How many lines in the listing below include the word "chart"? Reply with the count alone.

[Begin Collected material]

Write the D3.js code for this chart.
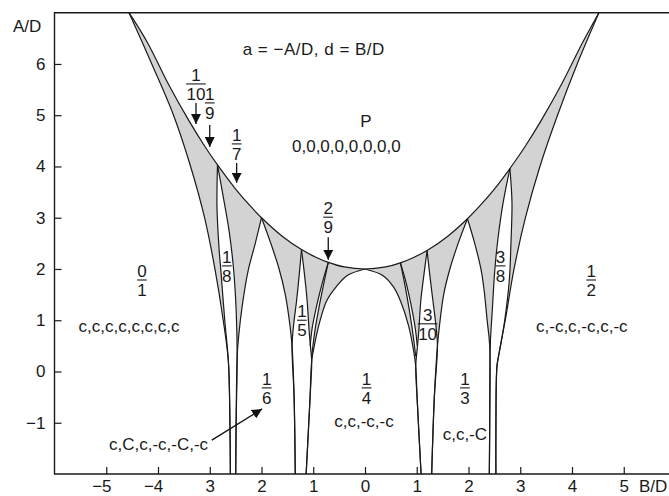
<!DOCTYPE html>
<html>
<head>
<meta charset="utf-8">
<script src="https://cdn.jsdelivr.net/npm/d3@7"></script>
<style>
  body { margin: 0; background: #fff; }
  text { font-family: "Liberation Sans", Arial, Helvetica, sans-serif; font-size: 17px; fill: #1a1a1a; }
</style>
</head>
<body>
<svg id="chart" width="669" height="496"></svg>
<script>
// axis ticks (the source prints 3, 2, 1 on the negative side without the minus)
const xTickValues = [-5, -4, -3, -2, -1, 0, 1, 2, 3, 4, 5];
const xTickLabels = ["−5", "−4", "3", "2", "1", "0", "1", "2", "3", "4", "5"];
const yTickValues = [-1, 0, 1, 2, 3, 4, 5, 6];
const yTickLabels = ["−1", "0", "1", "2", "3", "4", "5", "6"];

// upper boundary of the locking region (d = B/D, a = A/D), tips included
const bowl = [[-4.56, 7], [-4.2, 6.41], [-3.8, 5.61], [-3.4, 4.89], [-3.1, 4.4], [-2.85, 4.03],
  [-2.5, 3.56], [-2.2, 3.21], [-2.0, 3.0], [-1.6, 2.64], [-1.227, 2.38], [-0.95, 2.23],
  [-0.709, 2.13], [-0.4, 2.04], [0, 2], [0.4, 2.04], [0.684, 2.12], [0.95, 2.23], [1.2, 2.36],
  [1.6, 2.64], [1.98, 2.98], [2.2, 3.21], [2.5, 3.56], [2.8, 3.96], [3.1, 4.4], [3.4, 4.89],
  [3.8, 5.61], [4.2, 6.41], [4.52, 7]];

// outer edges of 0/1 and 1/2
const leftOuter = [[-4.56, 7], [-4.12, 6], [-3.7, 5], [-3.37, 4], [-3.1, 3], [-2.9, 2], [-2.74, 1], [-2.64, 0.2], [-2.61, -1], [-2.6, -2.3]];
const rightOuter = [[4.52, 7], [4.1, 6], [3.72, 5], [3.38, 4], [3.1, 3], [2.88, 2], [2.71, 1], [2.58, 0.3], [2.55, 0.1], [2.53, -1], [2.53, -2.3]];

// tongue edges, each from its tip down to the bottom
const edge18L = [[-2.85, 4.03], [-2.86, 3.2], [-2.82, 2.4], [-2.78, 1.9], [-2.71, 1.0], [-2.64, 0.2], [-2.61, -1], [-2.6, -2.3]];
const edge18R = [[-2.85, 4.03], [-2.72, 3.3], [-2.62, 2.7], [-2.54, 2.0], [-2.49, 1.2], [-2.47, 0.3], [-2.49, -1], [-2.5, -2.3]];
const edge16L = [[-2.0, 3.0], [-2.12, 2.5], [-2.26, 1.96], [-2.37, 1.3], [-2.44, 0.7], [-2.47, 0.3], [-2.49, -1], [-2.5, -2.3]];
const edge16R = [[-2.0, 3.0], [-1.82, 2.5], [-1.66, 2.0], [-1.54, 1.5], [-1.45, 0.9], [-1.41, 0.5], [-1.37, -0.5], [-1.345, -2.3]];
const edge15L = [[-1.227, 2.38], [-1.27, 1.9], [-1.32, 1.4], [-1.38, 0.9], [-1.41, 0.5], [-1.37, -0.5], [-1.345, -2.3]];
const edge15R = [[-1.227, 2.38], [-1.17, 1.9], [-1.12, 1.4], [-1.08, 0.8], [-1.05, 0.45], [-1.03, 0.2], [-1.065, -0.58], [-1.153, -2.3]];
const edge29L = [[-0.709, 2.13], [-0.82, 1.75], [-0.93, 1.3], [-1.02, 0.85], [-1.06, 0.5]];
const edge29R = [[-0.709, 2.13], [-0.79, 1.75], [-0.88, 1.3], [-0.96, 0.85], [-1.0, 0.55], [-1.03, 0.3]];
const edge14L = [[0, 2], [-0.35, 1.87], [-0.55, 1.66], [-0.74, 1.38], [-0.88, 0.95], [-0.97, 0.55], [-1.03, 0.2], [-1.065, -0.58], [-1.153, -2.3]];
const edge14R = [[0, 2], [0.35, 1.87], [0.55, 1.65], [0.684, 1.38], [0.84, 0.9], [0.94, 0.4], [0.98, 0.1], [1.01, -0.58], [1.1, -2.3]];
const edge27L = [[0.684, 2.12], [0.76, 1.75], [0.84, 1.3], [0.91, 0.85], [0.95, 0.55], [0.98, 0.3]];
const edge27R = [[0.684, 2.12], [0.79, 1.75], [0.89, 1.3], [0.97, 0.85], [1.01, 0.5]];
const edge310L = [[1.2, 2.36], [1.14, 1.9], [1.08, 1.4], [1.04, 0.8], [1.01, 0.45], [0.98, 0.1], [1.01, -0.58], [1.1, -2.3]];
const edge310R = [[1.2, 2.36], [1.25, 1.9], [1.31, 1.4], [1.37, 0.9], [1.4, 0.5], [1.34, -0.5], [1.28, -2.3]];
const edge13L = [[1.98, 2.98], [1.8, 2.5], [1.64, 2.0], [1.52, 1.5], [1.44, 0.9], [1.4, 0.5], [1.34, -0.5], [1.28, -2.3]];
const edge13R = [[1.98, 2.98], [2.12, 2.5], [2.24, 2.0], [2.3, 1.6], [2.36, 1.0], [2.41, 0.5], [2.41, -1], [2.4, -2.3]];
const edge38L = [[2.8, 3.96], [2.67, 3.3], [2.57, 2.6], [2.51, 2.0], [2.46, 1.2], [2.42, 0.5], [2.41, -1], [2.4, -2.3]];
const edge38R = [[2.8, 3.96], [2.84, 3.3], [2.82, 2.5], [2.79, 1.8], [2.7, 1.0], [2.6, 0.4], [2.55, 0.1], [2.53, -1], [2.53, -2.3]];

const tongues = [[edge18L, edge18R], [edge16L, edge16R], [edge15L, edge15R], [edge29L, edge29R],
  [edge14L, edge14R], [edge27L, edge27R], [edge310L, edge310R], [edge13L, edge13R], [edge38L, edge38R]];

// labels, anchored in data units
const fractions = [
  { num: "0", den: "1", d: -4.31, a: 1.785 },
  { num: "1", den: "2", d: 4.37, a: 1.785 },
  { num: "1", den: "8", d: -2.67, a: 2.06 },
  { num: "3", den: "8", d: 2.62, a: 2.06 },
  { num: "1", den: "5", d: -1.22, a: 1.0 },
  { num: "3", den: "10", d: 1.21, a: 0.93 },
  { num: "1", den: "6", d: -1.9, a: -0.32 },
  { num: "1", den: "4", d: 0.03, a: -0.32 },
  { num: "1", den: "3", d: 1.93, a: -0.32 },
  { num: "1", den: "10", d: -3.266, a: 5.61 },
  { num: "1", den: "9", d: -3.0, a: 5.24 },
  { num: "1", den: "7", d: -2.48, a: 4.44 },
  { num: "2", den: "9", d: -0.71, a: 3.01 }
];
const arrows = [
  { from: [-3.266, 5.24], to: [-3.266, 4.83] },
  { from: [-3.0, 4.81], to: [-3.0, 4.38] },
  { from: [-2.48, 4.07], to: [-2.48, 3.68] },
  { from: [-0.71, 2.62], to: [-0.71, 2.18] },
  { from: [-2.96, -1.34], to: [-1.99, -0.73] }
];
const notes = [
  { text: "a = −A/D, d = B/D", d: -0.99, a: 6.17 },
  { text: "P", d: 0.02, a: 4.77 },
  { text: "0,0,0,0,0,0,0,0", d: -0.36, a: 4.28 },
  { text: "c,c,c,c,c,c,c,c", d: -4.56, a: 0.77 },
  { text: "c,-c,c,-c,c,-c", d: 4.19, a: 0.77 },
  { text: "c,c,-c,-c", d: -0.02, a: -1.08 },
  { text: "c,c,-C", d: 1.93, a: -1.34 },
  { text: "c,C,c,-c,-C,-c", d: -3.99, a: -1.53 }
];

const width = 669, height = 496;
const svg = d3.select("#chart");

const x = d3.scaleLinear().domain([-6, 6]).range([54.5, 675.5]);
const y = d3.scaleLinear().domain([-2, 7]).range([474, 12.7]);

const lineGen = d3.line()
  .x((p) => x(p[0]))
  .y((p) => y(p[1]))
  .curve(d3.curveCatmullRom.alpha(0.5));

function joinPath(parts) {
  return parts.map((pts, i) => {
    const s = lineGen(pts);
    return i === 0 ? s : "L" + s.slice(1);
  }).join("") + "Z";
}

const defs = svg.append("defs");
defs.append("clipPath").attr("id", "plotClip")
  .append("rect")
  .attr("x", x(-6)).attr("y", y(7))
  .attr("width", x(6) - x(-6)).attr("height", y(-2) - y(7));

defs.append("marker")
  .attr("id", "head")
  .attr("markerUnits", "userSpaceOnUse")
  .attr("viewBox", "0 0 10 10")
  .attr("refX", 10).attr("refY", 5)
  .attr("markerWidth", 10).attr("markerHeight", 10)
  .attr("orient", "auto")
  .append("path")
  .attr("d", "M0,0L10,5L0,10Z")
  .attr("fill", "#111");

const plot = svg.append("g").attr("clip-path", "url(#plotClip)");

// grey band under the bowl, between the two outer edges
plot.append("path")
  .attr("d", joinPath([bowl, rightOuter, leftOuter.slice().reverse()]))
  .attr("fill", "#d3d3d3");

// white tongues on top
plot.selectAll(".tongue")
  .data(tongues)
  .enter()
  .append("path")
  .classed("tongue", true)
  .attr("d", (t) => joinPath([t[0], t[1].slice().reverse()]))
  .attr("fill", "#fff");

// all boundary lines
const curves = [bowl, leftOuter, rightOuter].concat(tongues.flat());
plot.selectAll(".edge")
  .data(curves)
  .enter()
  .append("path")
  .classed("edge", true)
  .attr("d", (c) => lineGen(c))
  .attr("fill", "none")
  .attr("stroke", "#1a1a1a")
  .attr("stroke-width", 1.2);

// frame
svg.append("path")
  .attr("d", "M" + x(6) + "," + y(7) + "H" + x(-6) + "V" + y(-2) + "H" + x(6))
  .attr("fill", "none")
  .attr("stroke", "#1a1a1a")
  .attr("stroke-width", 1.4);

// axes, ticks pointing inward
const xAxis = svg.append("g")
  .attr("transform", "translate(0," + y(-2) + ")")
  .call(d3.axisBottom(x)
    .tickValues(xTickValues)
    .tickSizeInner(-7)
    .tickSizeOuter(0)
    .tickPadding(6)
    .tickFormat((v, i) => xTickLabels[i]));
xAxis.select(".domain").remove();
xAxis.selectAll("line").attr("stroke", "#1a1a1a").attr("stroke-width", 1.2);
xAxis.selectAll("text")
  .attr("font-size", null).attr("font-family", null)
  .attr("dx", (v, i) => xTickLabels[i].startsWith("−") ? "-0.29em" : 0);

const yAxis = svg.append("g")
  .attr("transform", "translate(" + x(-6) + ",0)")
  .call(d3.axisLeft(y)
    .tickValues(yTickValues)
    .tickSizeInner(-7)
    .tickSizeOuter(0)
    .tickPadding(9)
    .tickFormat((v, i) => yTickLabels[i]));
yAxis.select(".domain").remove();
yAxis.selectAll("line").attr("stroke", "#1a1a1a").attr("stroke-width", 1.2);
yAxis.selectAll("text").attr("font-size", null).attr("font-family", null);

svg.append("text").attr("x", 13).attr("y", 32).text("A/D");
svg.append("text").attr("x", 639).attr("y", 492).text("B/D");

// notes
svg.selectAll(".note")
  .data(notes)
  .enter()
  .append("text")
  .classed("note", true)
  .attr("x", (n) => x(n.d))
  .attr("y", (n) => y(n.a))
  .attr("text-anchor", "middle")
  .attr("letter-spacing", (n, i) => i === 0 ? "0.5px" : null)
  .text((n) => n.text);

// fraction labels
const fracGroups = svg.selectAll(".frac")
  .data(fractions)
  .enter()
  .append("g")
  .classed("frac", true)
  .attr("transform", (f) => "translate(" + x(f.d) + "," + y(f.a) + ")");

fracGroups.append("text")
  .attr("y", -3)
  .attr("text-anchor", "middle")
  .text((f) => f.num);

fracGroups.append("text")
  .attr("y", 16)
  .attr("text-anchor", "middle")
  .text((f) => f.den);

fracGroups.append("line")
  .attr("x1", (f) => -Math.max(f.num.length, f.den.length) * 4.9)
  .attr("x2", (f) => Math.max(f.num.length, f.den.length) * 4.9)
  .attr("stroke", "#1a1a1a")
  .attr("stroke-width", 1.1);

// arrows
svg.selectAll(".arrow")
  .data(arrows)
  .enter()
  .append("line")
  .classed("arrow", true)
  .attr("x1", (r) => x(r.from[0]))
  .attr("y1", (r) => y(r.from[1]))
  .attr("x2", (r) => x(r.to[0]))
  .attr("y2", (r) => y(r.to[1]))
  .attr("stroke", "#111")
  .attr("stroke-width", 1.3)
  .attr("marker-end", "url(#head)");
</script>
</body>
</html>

[End Collected material]

Output of the exercise —
3